What the task asks | Check every line of the material below for the string "this", and return the ones that have it.

--- Given material ---

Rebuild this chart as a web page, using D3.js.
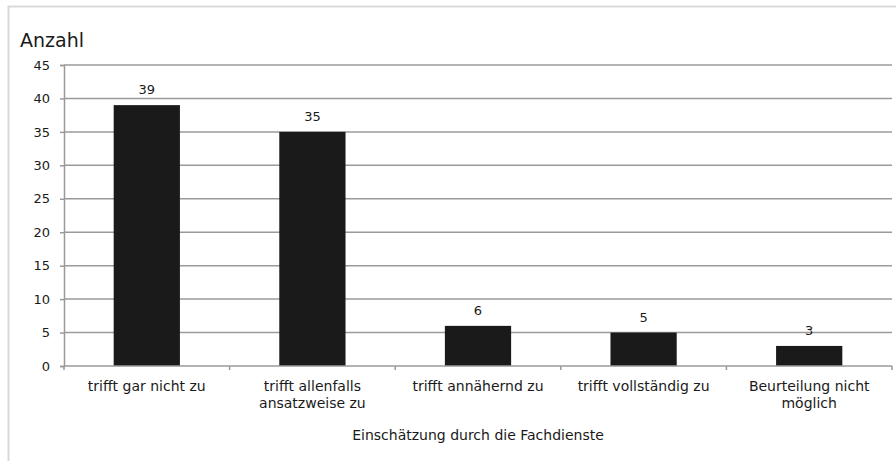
<!DOCTYPE html>
<html><head><meta charset="utf-8">
<script src="https://cdn.jsdelivr.net/npm/d3@7"></script>
<style>body{margin:0;background:#fff}svg{display:block}text{font-family:"DejaVu Sans",sans-serif;fill:#1a1a1a}</style>
</head><body>
<script>
const categories = [["trifft gar nicht zu"],["trifft allenfalls","ansatzweise zu"],["trifft annähernd zu"],["trifft vollständig zu"],["Beurteilung nicht","möglich"]];
const values = [39,35,6,5,3];
const yTicks = [0,5,10,15,20,25,30,35,40,45];
const yTitle = "Anzahl";
const xTitle = "Einschätzung durch die Fachdienste";

const W=896,H=461;
const svg=d3.select("body").append("svg").attr("width",W).attr("height",H);
svg.append("path").attr("d","M8.5,461 V6.5 H896").attr("fill","none").attr("stroke","#d9d9d9").attr("stroke-width",2);

const pL=64,pR=892,pT=65,pB=366;
const idx=d3.range(values.length);
const x=d3.scaleBand().domain(idx).range([pL,pR]).paddingInner(0.6).paddingOuter(0.3);
const y=d3.scaleLinear().domain([0,45]).range([pB,pT]);

svg.append("g").selectAll("line").data(yTicks.filter(d=>d>0)).join("line")
  .attr("x1",pL).attr("x2",pR).attr("y1",d=>y(d)).attr("y2",d=>y(d))
  .attr("stroke","#9a9a9a").attr("stroke-width",1.5);

svg.append("g").selectAll("rect").data(values).join("rect")
  .attr("x",(d,i)=>x(i)).attr("width",x.bandwidth())
  .attr("y",d=>y(d)).attr("height",d=>y(0)-y(d)).attr("fill","#1a1a1a");

const ya=svg.append("g").attr("transform",`translate(${pL},0)`)
  .call(d3.axisLeft(y).tickValues(yTicks).tickSize(4).tickPadding(10));
ya.select(".domain").attr("stroke","#9a9a9a").attr("stroke-width",1.5);
ya.selectAll(".tick line").attr("stroke","#9a9a9a").attr("stroke-width",1.5);
ya.selectAll(".tick text").attr("font-size",13).attr("font-family","DejaVu Sans").attr("fill","#1a1a1a");

const xb=svg.append("g");
xb.append("line").attr("x1",pL).attr("x2",pR).attr("y1",pB).attr("y2",pB).attr("stroke","#9a9a9a").attr("stroke-width",1.5);
xb.selectAll("line.tk").data(d3.range(values.length+1)).join("line").attr("class","tk")
  .attr("x1",i=>pL+i*(pR-pL)/values.length).attr("x2",i=>pL+i*(pR-pL)/values.length)
  .attr("y1",pB).attr("y2",pB+4).attr("stroke","#9a9a9a").attr("stroke-width",1.5);

const cl=svg.append("g").selectAll("text").data(categories).join("text")
  .attr("x",(d,i)=>x(i)+x.bandwidth()/2).attr("y",391).attr("text-anchor","middle").attr("font-size",14);
cl.selectAll("tspan").data(d=>d).join("tspan")
  .attr("x",function(){return this.parentNode.getAttribute("x");})
  .attr("dy",(d,j)=>j===0?0:17).text(d=>d);

svg.append("g").selectAll("text").data(values).join("text")
  .attr("x",(d,i)=>x(i)+x.bandwidth()/2).attr("y",d=>y(d)-11)
  .attr("text-anchor","middle").attr("font-size",13).text(d=>d);

svg.append("text").attr("x",20).attr("y",47).attr("font-size",19).text(yTitle);
svg.append("text").attr("x",(pL+pR)/2).attr("y",440).attr("text-anchor","middle").attr("font-size",14).text(xTitle);
</script>
</body></html>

---

Task result |
Rebuild this chart as a web page, using D3.js.
  .attr("x",function(){return this.parentNode.getAttribute("x");})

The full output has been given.